Sue Gardner wrote:
On 8 September 2011 17:28, Milos Rancic millosh@gmail.com wrote:
As I am speaking as a steward, I have to say that it's very good news for us. Instead of being harassed because not dealing with harassment, since the implementation of ToS that would be WMF's job. That's really good news for stewards!
The purpose of the new TOS is to support the community, not to take over its work.
Geoff and members of the Community department have been speaking recently with community members who are concerned about harassment on the wikis, about what kinds of actions we might collectively take to help prevent it. Making it clear that harassment is against the rules seems like an obvious step, and indeed I've seen research that suggests an inverse relationship between sites that have a TOS that prohibits harassment, and incidents of harassment on those sites. [1]
Explicitly and publicly forbidding harassment on the wikis is a pretty basic and straightforward thing to do.
Thanks, Sue
[1] I wish I had that study at hand, but I don't. I found it, I think, through a Google Scholar search related to danah boyd. The researcher was an expert in online harassment, either at Berkman or maybe MIT.

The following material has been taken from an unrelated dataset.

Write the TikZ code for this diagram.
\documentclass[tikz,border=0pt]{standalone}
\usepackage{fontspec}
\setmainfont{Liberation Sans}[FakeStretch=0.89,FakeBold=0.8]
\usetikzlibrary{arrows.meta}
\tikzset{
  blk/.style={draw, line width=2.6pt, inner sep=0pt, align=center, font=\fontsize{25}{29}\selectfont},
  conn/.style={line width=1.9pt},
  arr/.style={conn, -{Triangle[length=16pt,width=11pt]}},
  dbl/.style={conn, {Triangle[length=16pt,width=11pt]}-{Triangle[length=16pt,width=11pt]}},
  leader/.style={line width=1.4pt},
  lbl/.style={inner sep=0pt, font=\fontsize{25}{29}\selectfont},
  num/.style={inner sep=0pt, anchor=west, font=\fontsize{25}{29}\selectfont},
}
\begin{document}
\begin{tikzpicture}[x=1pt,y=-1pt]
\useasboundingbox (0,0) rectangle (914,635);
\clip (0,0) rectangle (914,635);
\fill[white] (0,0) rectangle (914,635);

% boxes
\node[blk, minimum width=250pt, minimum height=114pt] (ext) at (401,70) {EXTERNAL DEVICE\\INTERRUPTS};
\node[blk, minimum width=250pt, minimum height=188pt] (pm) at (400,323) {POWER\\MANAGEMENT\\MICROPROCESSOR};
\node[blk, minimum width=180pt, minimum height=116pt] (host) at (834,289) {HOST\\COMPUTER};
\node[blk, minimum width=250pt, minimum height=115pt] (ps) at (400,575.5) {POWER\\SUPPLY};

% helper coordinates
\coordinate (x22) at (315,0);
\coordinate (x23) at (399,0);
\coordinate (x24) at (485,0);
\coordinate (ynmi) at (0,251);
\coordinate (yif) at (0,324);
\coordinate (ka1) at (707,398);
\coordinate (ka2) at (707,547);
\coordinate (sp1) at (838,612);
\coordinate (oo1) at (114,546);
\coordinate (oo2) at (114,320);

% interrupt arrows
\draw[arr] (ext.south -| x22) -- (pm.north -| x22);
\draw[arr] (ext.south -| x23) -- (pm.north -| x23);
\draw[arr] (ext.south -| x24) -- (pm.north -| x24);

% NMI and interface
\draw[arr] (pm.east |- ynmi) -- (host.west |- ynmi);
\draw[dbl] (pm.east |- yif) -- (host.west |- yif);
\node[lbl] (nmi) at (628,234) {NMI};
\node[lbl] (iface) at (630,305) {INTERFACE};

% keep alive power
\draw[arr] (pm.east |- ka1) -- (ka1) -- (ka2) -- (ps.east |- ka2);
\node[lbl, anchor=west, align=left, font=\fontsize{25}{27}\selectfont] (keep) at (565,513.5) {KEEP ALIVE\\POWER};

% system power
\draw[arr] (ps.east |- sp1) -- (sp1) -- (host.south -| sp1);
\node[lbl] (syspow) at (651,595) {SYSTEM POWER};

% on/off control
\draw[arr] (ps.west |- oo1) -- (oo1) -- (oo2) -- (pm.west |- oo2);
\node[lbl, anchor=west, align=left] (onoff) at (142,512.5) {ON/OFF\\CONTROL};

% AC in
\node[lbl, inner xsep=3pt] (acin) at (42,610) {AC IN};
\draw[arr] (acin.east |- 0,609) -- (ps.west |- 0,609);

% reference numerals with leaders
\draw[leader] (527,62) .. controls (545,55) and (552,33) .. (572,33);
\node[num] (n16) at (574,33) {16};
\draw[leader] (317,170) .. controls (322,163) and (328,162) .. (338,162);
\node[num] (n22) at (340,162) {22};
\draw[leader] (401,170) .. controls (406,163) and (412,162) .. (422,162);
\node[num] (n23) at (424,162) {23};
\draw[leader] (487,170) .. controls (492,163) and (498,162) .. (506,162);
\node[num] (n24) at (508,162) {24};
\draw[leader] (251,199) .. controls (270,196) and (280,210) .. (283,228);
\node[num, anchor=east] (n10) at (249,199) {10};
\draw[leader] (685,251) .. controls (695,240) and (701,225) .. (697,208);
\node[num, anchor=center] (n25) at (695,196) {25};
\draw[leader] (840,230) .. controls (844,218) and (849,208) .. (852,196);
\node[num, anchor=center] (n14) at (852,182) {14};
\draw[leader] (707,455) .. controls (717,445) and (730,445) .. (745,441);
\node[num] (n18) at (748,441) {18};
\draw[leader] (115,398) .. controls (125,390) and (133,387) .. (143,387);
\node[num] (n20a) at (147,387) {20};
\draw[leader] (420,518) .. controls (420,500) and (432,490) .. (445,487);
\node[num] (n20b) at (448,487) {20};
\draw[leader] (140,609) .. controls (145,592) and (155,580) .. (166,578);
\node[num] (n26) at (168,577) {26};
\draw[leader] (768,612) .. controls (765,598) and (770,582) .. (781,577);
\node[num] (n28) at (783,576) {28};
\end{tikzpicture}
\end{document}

There's a major difference between online harassment, and robust debate, although most of us can tell where we draw our own lines. The difference is perhaps, largely cultural, and especially in non-English speaking communities, where translations may be inexact and externally misinterpreted. That is why I think that issues such as this should be determined at a local Wiki level rather than being seen to be imposed at a higher, and (it has to be said) Anglo-centric level.

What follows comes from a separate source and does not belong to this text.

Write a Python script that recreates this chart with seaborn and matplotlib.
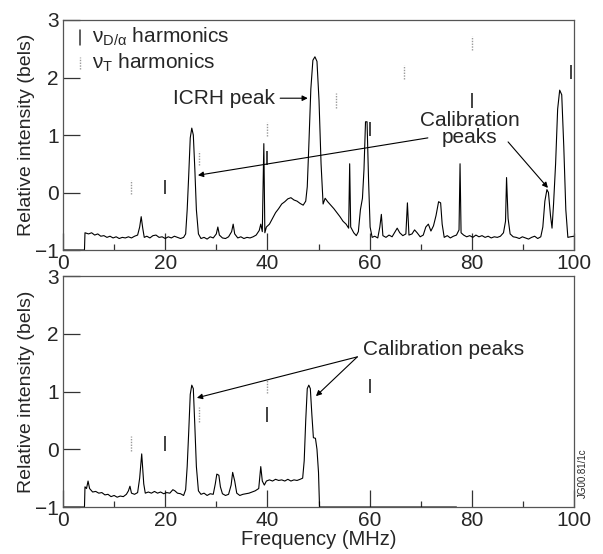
import numpy as np
import pandas as pd
import seaborn as sns
import matplotlib.pyplot as plt

# top spectrum (with ICRH heating), frequency in MHz, intensity in bels
top_freq = [0, 4.2, 4.3, 5, 5.6, 6.2, 6.8, 7.4, 8.0, 8.6, 9.2, 9.8, 10.4, 11.0, 11.6, 12.2, 12.8, 13.4, 14.0, 14.6,
            15.0, 15.3, 15.6, 15.9, 16.4, 17.0, 17.6, 18.2, 18.8, 19.4, 20.0, 20.6, 21.2, 21.8, 22.4, 23.0, 23.6,
            24.0, 24.3, 24.6, 24.9, 25.2, 25.5, 25.8, 26.1, 26.5, 27.0, 27.6, 28.2, 28.8, 29.4, 30.0, 30.3, 30.6,
            31.2, 31.8, 32.4, 33.0, 33.3, 33.6, 34.2, 34.8, 35.4, 36.0, 36.6, 37.2, 37.8, 38.4, 38.7, 39.0, 39.3,
            39.5, 39.8, 40.4, 41.0, 41.6, 42.2, 42.8, 43.4, 44.0, 44.6, 45.2, 45.8, 46.4, 47.0, 47.5, 47.8, 48.1,
            48.5, 48.9, 49.3, 49.7, 50.1, 50.5, 50.9, 51.3, 51.8, 52.4, 53.0, 53.6, 54.2, 54.8, 55.4, 55.9, 56.1,
            56.3, 56.9, 57.4, 57.8, 58.2, 58.6, 58.9, 59.2, 59.5, 59.8, 60.1, 60.5, 61.0, 61.6, 62.0, 62.3, 62.6,
            63.2, 63.8, 64.4, 65.0, 65.4, 65.9, 66.5, 67.1, 67.4, 67.7, 68.3, 68.8, 69.3, 69.9, 70.5, 71.0, 71.5,
            72.0, 72.5, 73.0, 73.5, 73.9, 74.2, 74.6, 75.2, 75.8, 76.4, 77.0, 77.5, 77.7, 77.9, 78.4, 79.0, 79.6,
            80.2, 80.8, 81.4, 82.0, 82.6, 83.2, 83.8, 84.4, 85.0, 85.6, 86.2, 86.6, 86.8, 87.1, 87.5, 88.1, 88.7,
            89.3, 89.9, 90.5, 91.1, 91.7, 92.3, 92.9, 93.5, 93.9, 94.3, 94.7, 95.0, 95.4, 95.7, 96.0, 96.4, 96.8,
            97.2, 97.6, 98.0, 98.4, 98.8, 99.3, 100.0]
top_int = [-1.0, -1.0, -0.70, -0.72, -0.70, -0.74, -0.72, -0.76, -0.75, -0.78, -0.76, -0.79, -0.77, -0.80, -0.78,
           -0.79, -0.77, -0.79, -0.76, -0.74, -0.60, -0.42, -0.62, -0.78, -0.76, -0.79, -0.75, -0.74, -0.78, -0.77,
           -0.80, -0.77, -0.79, -0.76, -0.78, -0.80, -0.78, -0.72, -0.30, 0.30, 0.95, 1.12, 1.00, 0.40, -0.30,
           -0.72, -0.80, -0.78, -0.81, -0.77, -0.79, -0.72, -0.60, -0.74, -0.79, -0.80, -0.77, -0.68, -0.55, -0.72,
           -0.79, -0.77, -0.80, -0.78, -0.79, -0.77, -0.74, -0.66, -0.55, -0.68, 0.85, -0.70, -0.60, -0.55, -0.45,
           -0.35, -0.28, -0.20, -0.16, -0.11, -0.09, -0.13, -0.15, -0.19, -0.22, -0.15, 0.10, 0.80, 1.80, 2.30,
           2.36, 2.28, 1.60, 0.50, -0.20, -0.10, -0.16, -0.22, -0.28, -0.35, -0.42, -0.50, -0.55, -0.62, 0.50,
           -0.60, -0.70, -0.75, -0.68, -0.30, -0.10, 0.40, 1.23, 1.23, 0.20, -0.60, -0.78, -0.76, -0.79, -0.60,
           -0.38, -0.75, -0.78, -0.74, -0.77, -0.68, -0.62, -0.70, -0.75, -0.72, -0.18, -0.74, -0.72, -0.65, -0.70,
           -0.77, -0.74, -0.60, -0.55, -0.67, -0.58, -0.40, -0.16, -0.18, -0.55, -0.78, -0.75, -0.79, -0.76, -0.74,
           -0.65, 0.50, -0.70, -0.74, -0.77, -0.75, -0.78, -0.74, -0.77, -0.75, -0.78, -0.76, -0.79, -0.77, -0.78,
           -0.76, -0.70, -0.50, 0.26, -0.45, -0.72, -0.77, -0.78, -0.80, -0.77, -0.79, -0.81, -0.78, -0.76, -0.80,
           -0.77, -0.60, -0.15, 0.05, 0.00, -0.40, -0.62, -0.20, 0.50, 1.45, 1.78, 1.70, 0.80, -0.30, -0.78, -0.77,
           -0.76]

# bottom spectrum (calibration only)
bot_freq = [0, 4.2, 4.3, 4.6, 4.9, 5.2, 5.8, 6.4, 7.0, 7.6, 8.2, 8.8, 9.4, 10.0, 10.6, 11.2, 11.8, 12.4, 12.8, 13.1,
            13.4, 14.0, 14.6, 15.0, 15.4, 15.8, 16.1, 16.7, 17.3, 17.9, 18.5, 19.1, 19.7, 20.3, 20.9, 21.5, 21.9,
            22.4, 23.0, 23.6, 24.0, 24.3, 24.6, 24.9, 25.2, 25.5, 25.8, 26.1, 26.5, 27.0, 27.6, 28.2, 28.8, 29.4,
            29.8, 30.1, 30.5, 30.8, 31.2, 31.8, 32.4, 32.9, 33.2, 33.6, 34.0, 34.6, 35.2, 35.8, 36.4, 37.0, 37.6,
            38.3, 38.7, 39.0, 39.4, 39.8, 40.4, 41.0, 41.6, 42.2, 42.8, 43.4, 44.0, 44.6, 45.2, 45.8, 46.4, 46.9,
            47.2, 47.5, 47.8, 48.1, 48.4, 48.7, 49.0, 49.4, 49.7, 50.0, 50.2, 77.0]
bot_int = [-1.0, -1.0, -0.65, -0.68, -0.55, -0.68, -0.74, -0.73, -0.76, -0.75, -0.79, -0.78, -0.82, -0.80, -0.83,
           -0.81, -0.82, -0.78, -0.72, -0.64, -0.76, -0.78, -0.75, -0.50, -0.08, -0.60, -0.76, -0.74, -0.76, -0.73,
           -0.76, -0.74, -0.77, -0.75, -0.76, -0.70, -0.72, -0.76, -0.77, -0.80, -0.70, -0.30, 0.30, 0.95, 1.11,
           1.05, 0.40, -0.30, -0.72, -0.78, -0.76, -0.80, -0.77, -0.78, -0.60, -0.43, -0.45, -0.65, -0.77, -0.80,
           -0.78, -0.62, -0.40, -0.55, -0.76, -0.80, -0.78, -0.77, -0.76, -0.74, -0.72, -0.68, -0.30, -0.55, -0.62,
           -0.55, -0.53, -0.55, -0.52, -0.54, -0.53, -0.55, -0.52, -0.55, -0.53, -0.54, -0.52, -0.50, -0.20, 0.50,
           1.05, 1.11, 1.05, 0.60, 0.20, 0.19, 0.00, -0.40, -1.0, -1.0]

# harmonic markers: frequency and height (centre of the tick mark)
dalpha_freq_top = [20, 40, 60, 80, 99.5]
dalpha_lvl_top = [0.1, 0.6, 1.1, 1.6, 2.1]
triton_freq_top = [13.33, 26.67, 40, 53.33, 66.67, 80]
triton_lvl_top = [0.1, 0.6, 1.1, 1.6, 2.1, 2.6]
dalpha_freq_bot = [20, 40, 60]
dalpha_lvl_bot = [0.1, 0.6, 1.1]
triton_freq_bot = [13.33, 26.67, 40]
triton_lvl_bot = [0.1, 0.6, 1.1]

sns.set_style("ticks")
plt.rcParams['font.family'] = ['Liberation Sans', 'DejaVu Sans']
plt.rcParams['mathtext.fontset'] = 'custom'
plt.rcParams['mathtext.rm'] = 'Liberation Sans'
plt.rcParams['mathtext.it'] = 'Liberation Sans'
plt.rcParams['axes.linewidth'] = 0.9

fig = plt.figure(figsize=(6.03, 5.54), dpi=100)
ax1 = fig.add_axes([0.1045, 0.5487, 0.8474, 0.4152])
ax2 = fig.add_axes([0.1045, 0.0848, 0.8474, 0.4170])

top_df = pd.DataFrame({'freq': top_freq, 'val': top_int})
bot_df = pd.DataFrame({'freq': bot_freq, 'val': bot_int})
sns.lineplot(data=top_df, x='freq', y='val', sort=False, estimator=None, color='black', lw=0.8, ax=ax1)
sns.lineplot(data=bot_df, x='freq', y='val', sort=False, estimator=None, color='black', lw=0.8, ax=ax2)


def harmonics(ax, fs, ls, style):
    half = 0.125
    lo = [v - half for v in ls]
    hi = [v + half for v in ls]
    if style == 'solid':
        ax.vlines(fs, lo, hi, color='#333333', lw=1.3)
    else:
        ax.vlines(fs, lo, hi, color='#999999', lw=1.0, linestyles=(0, (1, 1)))


harmonics(ax1, dalpha_freq_top, dalpha_lvl_top, 'solid')
harmonics(ax1, triton_freq_top, triton_lvl_top, 'dotted')
harmonics(ax2, dalpha_freq_bot, dalpha_lvl_bot, 'solid')
harmonics(ax2, triton_freq_bot, triton_lvl_bot, 'dotted')

for ax in (ax1, ax2):
    ax.set_xlim(0, 100)
    ax.set_ylim(-1, 3)
    ax.set_xticks([0, 20, 40, 60, 80, 100])
    ax.set_xticks([10, 30, 50, 70, 90], minor=True)
    ax.set_yticks([-1, 0, 1, 2, 3])
    ax.tick_params(axis='both', which='major', direction='in', length=12, width=0.9,
                   labelsize=15, pad=3, color='#333333')
    ax.tick_params(axis='x', which='minor', direction='in', length=4, width=0.9, color='#333333')
    ax.set_ylabel('Relative intensity (bels)', fontsize=14, labelpad=0)
    ax.set_xlabel('')
    for s in ax.spines.values():
        s.set_color('#555555')

ax2.set_xlabel('Frequency (MHz)', fontsize=14.5, labelpad=0)

# legend keys
ax1.plot([0.033, 0.033], [0.89, 0.955], transform=ax1.transAxes, color='#333333', lw=1.1)
ax1.plot([0.033, 0.033], [0.785, 0.84], transform=ax1.transAxes, color='#999999', lw=1.0, ls=(0, (1, 1)))
ax1.text(0.057, 0.925, r'$\nu_{D/\alpha}$ harmonics', transform=ax1.transAxes, fontsize=15, va='center')
ax1.text(0.057, 0.812, r'$\nu_{T}$ harmonics', transform=ax1.transAxes, fontsize=15, va='center')

arrow = dict(arrowstyle='-|>', color='black', lw=0.8, mutation_scale=8, shrinkA=0, shrinkB=0)
ax1.text(41.5, 1.64, 'ICRH peak', fontsize=15, ha='right', va='center')
ax1.annotate('', xy=(47.9, 1.64), xytext=(42.5, 1.64), arrowprops=arrow)
ax1.text(79.6, 1.10, 'Calibration\npeaks', fontsize=15, ha='center', va='center', linespacing=0.85)
ax1.annotate('', xy=(26.4, 0.30), xytext=(71.4, 0.95), arrowprops=arrow)
ax1.annotate('', xy=(94.9, 0.08), xytext=(87.1, 0.88), arrowprops=arrow)

ax2.text(58.7, 1.72, 'Calibration peaks', fontsize=15, ha='left', va='center')
ax2.annotate('', xy=(26.2, 0.89), xytext=(57.6, 1.60), arrowprops=arrow)
ax2.annotate('', xy=(49.5, 0.92), xytext=(57.6, 1.60), arrowprops=arrow)

fig.text(0.967, 0.145, 'JG00.81/1c', rotation=90, fontsize=7, ha='center', va='center')

fig.savefig('out.png', dpi=100)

But I am also fully aware that whatever TOS are stated, some editors won't subscribe to them, for whatever reason, and others, even if aware of them, will lawyer or sock their way round them. And there is little that can be done about that at Foundation level other than setting out a principle. Well, hot dog! POV-pushers will continue to do so, and bully other editors with whom they are in disagreement, regardless of principles. But those editors will be sanctioned locally, and maybe find that there is no WM project left for their outpourings.
Global bans are already available; but disruptive editors on one Wiki within the WM umbrella have gone on to be constructive editors elsewhere. I seem to remember Jimbo preaching forgiveness, and I see this proposal, unless I have misunderstood it completely, as being anathema to that.